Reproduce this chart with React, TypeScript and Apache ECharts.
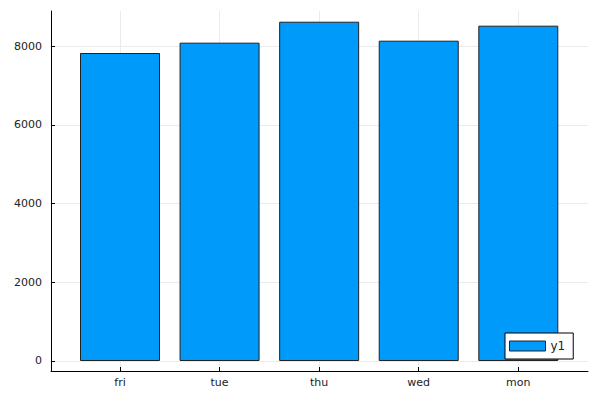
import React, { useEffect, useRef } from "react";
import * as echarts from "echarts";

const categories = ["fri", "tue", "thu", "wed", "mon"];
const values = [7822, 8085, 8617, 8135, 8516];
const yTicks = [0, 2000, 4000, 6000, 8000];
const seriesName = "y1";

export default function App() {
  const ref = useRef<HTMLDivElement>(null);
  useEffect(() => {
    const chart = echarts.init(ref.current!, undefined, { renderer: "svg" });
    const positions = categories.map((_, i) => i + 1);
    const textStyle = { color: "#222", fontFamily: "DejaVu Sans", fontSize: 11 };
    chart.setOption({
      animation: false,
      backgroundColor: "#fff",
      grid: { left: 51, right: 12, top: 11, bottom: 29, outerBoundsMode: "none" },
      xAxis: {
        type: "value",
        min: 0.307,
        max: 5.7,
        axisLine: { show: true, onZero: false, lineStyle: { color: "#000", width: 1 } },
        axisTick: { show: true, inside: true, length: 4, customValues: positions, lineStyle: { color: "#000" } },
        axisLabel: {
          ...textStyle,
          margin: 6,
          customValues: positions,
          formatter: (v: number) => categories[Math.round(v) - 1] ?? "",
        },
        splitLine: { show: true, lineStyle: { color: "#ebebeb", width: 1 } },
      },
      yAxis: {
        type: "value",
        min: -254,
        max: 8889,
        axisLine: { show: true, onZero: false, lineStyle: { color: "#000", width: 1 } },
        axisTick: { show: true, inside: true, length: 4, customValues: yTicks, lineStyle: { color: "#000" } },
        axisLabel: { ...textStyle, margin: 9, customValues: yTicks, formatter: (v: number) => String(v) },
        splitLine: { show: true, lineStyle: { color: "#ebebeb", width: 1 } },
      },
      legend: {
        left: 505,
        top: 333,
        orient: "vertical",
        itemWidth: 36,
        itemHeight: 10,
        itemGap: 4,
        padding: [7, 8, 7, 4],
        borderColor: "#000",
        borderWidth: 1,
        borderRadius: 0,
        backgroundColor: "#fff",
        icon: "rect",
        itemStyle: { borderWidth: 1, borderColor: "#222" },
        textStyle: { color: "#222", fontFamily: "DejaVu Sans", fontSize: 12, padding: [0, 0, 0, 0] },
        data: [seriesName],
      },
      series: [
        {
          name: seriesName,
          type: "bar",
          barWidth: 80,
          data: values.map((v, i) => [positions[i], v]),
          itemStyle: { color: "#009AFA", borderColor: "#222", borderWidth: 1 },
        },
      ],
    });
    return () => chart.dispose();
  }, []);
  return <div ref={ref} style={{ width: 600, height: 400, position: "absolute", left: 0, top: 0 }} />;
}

_ _ _ _ _ _ _

WHAT YOU NEED TO DO
Please reproduce the listing exactly from its opening line through the line that contains "import * as", both included, with all pictures omitted.

FINAL ANSWER
Reproduce this chart with React, TypeScript and Apache ECharts.
import React, { useEffect, useRef } from "react";
import * as echarts from "echarts";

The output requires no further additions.